Children and Families Bill


Home Education Advisory Service (HEAS) was founded in 1995 and was registered as a charity and as a company limited by guarantee in 1997. It exists to provide information, advice and support to families and also to local authority staff, other professionals, academic researchers, voluntary agencies and the media. HEAS gives practical advice on educational materials and resources, GCSE, special educational needs issues, information technology, legal matters, social life and curriculum design. Information is available in a range of publications and also through subscription to HEAS.


HEAS would like to comment on Part 3 of the Children and Families Bill and its implications for children and young people with SEN who are educated at home. Home education is a small but vital aspect of parental choice in education which is often overlooked when legislation is drafted. We wish to draw attention to the fact that the provisions in Part 3 might cause difficulties for home educating families.

1 It has been our experience in the past that legislation which is not aimed at home educators has had unintended consequences for them. In the legislation which is currently under scrutiny Clause 22 requires the local authority ‘to exercise its functions with a view to securing that it identifies all the children and young people in its area who have or may have special educational needs.’ This duty, without any further clarification, could cause local authorities to insist on screening all home educated children in order to ensure that they do not have special educational needs. Such procedures would be intrusive, costly and unjustified and they would cause distress and inconvenience to many families.

2 Clause 23 replaces and condenses section 321 of Part IV of the Education Act 1996 but in its simplified form it introduces a conflict with the principle of parental responsibility which is derived from Section 7 of the same Act. HEAS believes that the new legislation might result in families being denied the freedom to make their own educational choices. The legislation suggests that the parent might have to prove to a third party that the home education is suitable before being permitted to undertake it. This would constitute an unacceptable reversal of the respective roles of parents and the local authority.

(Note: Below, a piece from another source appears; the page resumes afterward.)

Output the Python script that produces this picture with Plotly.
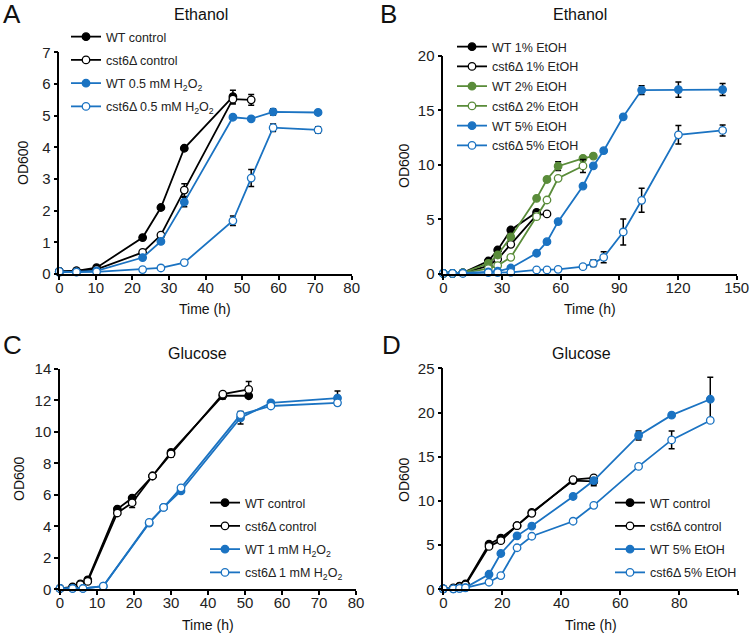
import plotly.graph_objects as go

# ---------------- data ----------------
# Panel A (Ethanol, H2O2)
tA_wt_ctrl = [0, 4.7, 10.2, 22.8, 27.8, 34.2, 47.5]
odA_wt_ctrl = [0.08, 0.1, 0.2, 1.15, 2.1, 3.97, 5.6]
eA_wt_ctrl = [0, 0, 0, 0, 0, 0, 0.2]
tA_cst_ctrl = [0, 4.7, 10.2, 22.8, 27.8, 34.2, 47.5, 52.5]
odA_cst_ctrl = [0.08, 0.1, 0.15, 0.68, 1.23, 2.65, 5.52, 5.5]
eA_cst_ctrl = [0, 0, 0, 0, 0, 0.2, 0.15, 0.17]
tA_h = [0, 4.7, 10.2, 22.8, 27.8, 34.2, 47.5, 52.5, 58.5, 70.8]
odA_wt_h = [0.05, 0.07, 0.1, 0.52, 1.03, 2.27, 4.95, 4.9, 5.12, 5.1]
eA_wt_h = [0, 0, 0, 0, 0, 0.15, 0, 0.05, 0.1, 0]
odA_cst_h = [0.08, 0.06, 0.07, 0.14, 0.19, 0.36, 1.68, 3.03, 4.62, 4.55]
eA_cst_h = [0, 0, 0, 0, 0, 0, 0.15, 0.27, 0.12, 0.1]

# Panel B (Ethanol, EtOH %)
tB = [0, 4.7, 10, 23, 27.8, 34.5, 47.7, 53, 58.7, 71.4, 76.7, 82, 92, 101.4, 120.2, 142.8]
odB_wt1 = [0.05, 0.05, 0.1, 1.19, 2.2, 4.03, 5.65]
odB_cst1 = [0.05, 0.05, 0.1, 0.75, 1.35, 2.72, 5.4, 5.5]
odB_wt2 = [0.05, 0.05, 0.1, 0.98, 1.74, 3.4, 6.93, 8.66, 9.88, 10.6, 10.8]
eB_wt2 = [0, 0, 0, 0, 0, 0, 0, 0, 0.4, 0, 0]
odB_cst2 = [0.05, 0.05, 0.1, 0.5, 0.77, 1.53, 5.25, 6.78, 8.77, 9.9]
eB_cst2 = [0, 0, 0, 0, 0, 0, 0, 0, 0, 0.6]
odB_wt5 = [0.05, 0.05, 0.1, 0.2, 0.25, 0.55, 1.9, 2.96, 4.8, 8.06, 9.9, 11.3, 14.4, 16.85, 16.9, 16.9]
eB_wt5 = [0, 0, 0, 0, 0, 0, 0, 0, 0, 0, 0, 0, 0, 0.4, 0.7, 0.55]
odB_cst5 = [0.05, 0.05, 0.05, 0.12, 0.12, 0.15, 0.37, 0.37, 0.43, 0.67, 0.98, 1.53, 3.85, 6.75, 12.75, 13.15]
eB_cst5 = [0, 0, 0, 0, 0, 0, 0, 0, 0, 0, 0.3, 0.5, 1.2, 1.1, 0.85, 0.5]

# Panel C (Glucose, H2O2)
tC_ctrl = [0, 3.4, 5.5, 7.5, 15.5, 19.5, 25, 30, 44, 51]
odC_wt_ctrl = [0.05, 0.15, 0.35, 0.6, 5.1, 5.8, 7.2, 8.7, 12.3, 12.3]
eC_wt_ctrl = [0, 0, 0, 0, 0, 0, 0, 0.15, 0.2, 0]
odC_cst_ctrl = [0.05, 0.1, 0.3, 0.5, 4.85, 5.5, 7.2, 8.6, 12.4, 12.7]
eC_cst_ctrl = [0, 0, 0, 0, 0, 0.3, 0, 0.2, 0, 0.5]
tC_h = [0, 3.4, 6.2, 11.7, 24.1, 28, 32.7, 48.8, 57, 75]
odC_wt_h = [0.05, 0.05, 0.05, 0.2, 4.2, 5.2, 6.25, 10.9, 11.85, 12.15]
eC_wt_h = [0, 0, 0, 0, 0, 0, 0, 0.4, 0, 0.45]
odC_cst_h = [0.05, 0.05, 0.05, 0.2, 4.25, 5.2, 6.45, 11.1, 11.65, 11.85]
eC_cst_h = [0, 0, 0, 0, 0, 0, 0, 0, 0, 0.15]

# Panel D (Glucose, 5% EtOH)
tD_ctrl = [0, 3.4, 5.5, 7.5, 15.5, 19.5, 25, 30, 44, 51]
odD_wt_ctrl = [0.05, 0.15, 0.35, 0.6, 5.1, 5.8, 7.2, 8.7, 12.3, 12.2]
eD_wt_ctrl = [0, 0, 0, 0, 0, 0, 0, 0, 0, 0.5]
odD_cst_ctrl = [0.05, 0.1, 0.3, 0.5, 4.85, 5.5, 7.2, 8.6, 12.4, 12.6]
tD_e = [0, 3.4, 5.5, 7.5, 15.5, 19.5, 25, 30, 44, 51, 66.2, 77.4, 90.5]
odD_wt_e = [0.05, 0.05, 0.1, 0.2, 1.7, 4.05, 6.05, 7.15, 10.5, 12.3, 17.4, 19.7, 21.5]
eD_wt_e = [0, 0, 0, 0, 0, 0, 0, 0, 0, 0, 0.5, 0, 2.5]
odD_cst_e = [0.05, 0.05, 0.1, 0.15, 0.8, 1.55, 4.7, 6.0, 7.7, 9.5, 13.9, 16.9, 19.1]
eD_cst_e = [0, 0, 0, 0, 0, 0, 0, 0, 0, 0, 0, 1.0, 0]

# ---------------- style ----------------
BLACK = "#000000"
BLUE = "#1b73c2"
GREEN = "#5a8c3a"
FONT = "Liberation Sans, Arial, sans-serif"
W, H = 750, 635

fig = go.Figure()
_gid = [0]


def add(x, y, name, color, filled, ax, legend, err=None):
    n = len(y)
    xs = x[:n]
    _gid[0] += 1
    tr = dict(
        x=xs, y=y, name=name, mode="lines+markers",
        line=dict(color=color, width=1.8),
        marker=dict(symbol="circle", size=7.5,
                    color=color if filled else "white",
                    line=dict(color=color, width=1.3)),
        xaxis="x" + ax, yaxis="y" + ax, legend=legend, cliponaxis=False,
        legendgroup="g%d" % _gid[0],
    )
    if err is not None:
        tr["error_y"] = dict(type="data", array=err, visible=True,
                             color=BLACK, thickness=1.5, width=3)
    fig.add_trace(go.Scatter(**tr))


H2O2 = "H<sub>2</sub>O<sub>2</sub>"
# A
add(tA_wt_ctrl, odA_wt_ctrl, "WT control", BLACK, True, "", "legend", eA_wt_ctrl)
add(tA_cst_ctrl, odA_cst_ctrl, "cst6Δ control", BLACK, False, "", "legend", eA_cst_ctrl)
add(tA_h, odA_wt_h, "WT 0.5 mM " + H2O2, BLUE, True, "", "legend", eA_wt_h)
add(tA_h, odA_cst_h, "cst6Δ 0.5 mM " + H2O2, BLUE, False, "", "legend", eA_cst_h)
# B
add(tB, odB_wt1, "WT 1% EtOH", BLACK, True, "2", "legend2")
add(tB, odB_cst1, "cst6Δ 1% EtOH", BLACK, False, "2", "legend2")
add(tB, odB_wt2, "WT 2% EtOH", GREEN, True, "2", "legend2", eB_wt2)
add(tB, odB_cst2, "cst6Δ 2% EtOH", GREEN, False, "2", "legend2", eB_cst2)
add(tB, odB_wt5, "WT 5% EtOH", BLUE, True, "2", "legend2", eB_wt5)
add(tB, odB_cst5, "cst6Δ 5% EtOH", BLUE, False, "2", "legend2", eB_cst5)
# C
add(tC_ctrl, odC_wt_ctrl, "WT control", BLACK, True, "3", "legend3", eC_wt_ctrl)
add(tC_ctrl, odC_cst_ctrl, "cst6Δ control", BLACK, False, "3", "legend3", eC_cst_ctrl)
add(tC_h, odC_wt_h, "WT 1 mM " + H2O2, BLUE, True, "3", "legend3", eC_wt_h)
add(tC_h, odC_cst_h, "cst6Δ 1 mM " + H2O2, BLUE, False, "3", "legend3", eC_cst_h)
# D
add(tD_ctrl, odD_wt_ctrl, "WT control", BLACK, True, "4", "legend4", eD_wt_ctrl)
add(tD_ctrl, odD_cst_ctrl, "cst6Δ control", BLACK, False, "4", "legend4")
add(tD_e, odD_wt_e, "WT 5% EtOH", BLUE, True, "4", "legend4", eD_wt_e)
add(tD_e, odD_cst_e, "cst6Δ 5% EtOH", BLUE, False, "4", "legend4", eD_cst_e)


def px_x(p):
    return p / W


def px_y(p):
    return 1 - p / H


def axis(domain, rng, dtick, anchor, is_x):
    d = dict(domain=domain, range=rng, dtick=dtick, tick0=0, anchor=anchor,
             showline=True, linecolor=BLACK, linewidth=1.5, mirror=False,
             ticks="outside", ticklen=4, tickwidth=1.5, tickcolor=BLACK,
             showgrid=False, zeroline=False, automargin=False,
             tickfont=dict(family=FONT, size=15, color="#222"))
    if is_x:
        d["ticklabelstandoff"] = -5
    return d


fig.update_layout(
    width=W, height=H, margin=dict(l=0, r=0, t=0, b=0, autoexpand=False),
    paper_bgcolor="white", plot_bgcolor="white",
    font=dict(family=FONT, color="#222"),
    xaxis=axis([px_x(59.3), px_x(351.7)], [0, 80], 10, "y", True),
    yaxis=axis([px_y(274), px_y(52.3)], [0, 7], 1, "x", False),
    xaxis2=axis([px_x(443.3), px_x(736.7)], [0, 150], 30, "y2", True),
    yaxis2=axis([px_y(274), px_y(55.7)], [0, 20], 5, "x2", False),
    xaxis3=axis([px_x(60), px_x(356)], [0, 80], 10, "y3", True),
    yaxis3=axis([px_y(589.3), px_y(369)], [0, 14], 2, "x3", False),
    xaxis4=axis([px_x(443.3), px_x(738.3)], [0, 100], 20, "y4", True),
    yaxis4=axis([px_y(589.3), px_y(368.3)], [0, 25], 5, "x4", False),
)

leg_common = dict(xanchor="left", yanchor="top", bgcolor="rgba(0,0,0,0)",
                  font=dict(family=FONT, size=12.5, color="#222"),
                  itemwidth=30, traceorder="grouped")
fig.update_layout(
    legend=dict(x=px_x(66), y=px_y(22), tracegroupgap=4, **leg_common),
    legend2=dict(x=px_x(452), y=px_y(32), tracegroupgap=0.5, **leg_common),
    legend3=dict(x=px_x(205), y=px_y(488), tracegroupgap=4, **leg_common),
    legend4=dict(x=px_x(610), y=px_y(488), tracegroupgap=4, **leg_common),
)

ann = []


def text(x, y, s, size, angle=0):
    ann.append(dict(x=px_x(x), y=px_y(y), xref="paper", yref="paper", text=s,
                    showarrow=False, textangle=angle, xanchor="center", yanchor="middle",
                    font=dict(family=FONT, size=size, color="#111")))


# panel letters
text(12, 14, "A", 26)
text(388, 14, "B", 26)
text(12, 345, "C", 26)
text(391, 345, "D", 26)
# titles
text(201, 14, "Ethanol", 16)
text(580, 14, "Ethanol", 16)
text(197, 353, "Glucose", 16)
text(581, 353, "Glucose", 16)
# axis titles
text(205, 309, "Time (h)", 14)
text(590, 309, "Time (h)", 14)
text(208, 625, "Time (h)", 14)
text(591, 625, "Time (h)", 14)
text(23, 163, "OD600", 14, -90)
text(404, 165, "OD600", 14, -90)
text(19, 479, "OD600", 14, -90)
text(404, 479, "OD600", 14, -90)
fig.update_layout(annotations=ann)

# remove the default page margin so the figure fills the 750x635 window exactly
fig.write_html("out.html", config={"displayModeBar": False},
               post_script="document.body.style.margin='0';document.body.style.overflow='hidden';")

3 HEAS is concerned about the fact that as the local offer will be devised on the basis of children in school, home educators might be forced to choose between receiving no help at all and receiving help which is centred upon school.

4 If home educated children are not receiving support once they are out of school it appears that the EHC plan would be discontinued. This could have a long term impact on the child's future.  

5 During the phase of pre-legislative scrutiny, HEAS instructed barrister Ian Dowty to give an Opinion on the SEN Clauses in the draft Bill. We expressed our concerns to DfE via emails and meetings, but we regret to say that nothing has changed, save the new clause 19 regarding parents' wishes. 

6 HEAS was told that changes to the face of the Bill would not be necessary because concerns could be addressed in guidance.  After being given the opportunity to meet with DfE representatives to discuss the revised draft Code of Practice, we have heard nothing futher and fear that - just as with the Bill itself - our grave concerns will be ignored simply because these matters affect a relatively small number of children.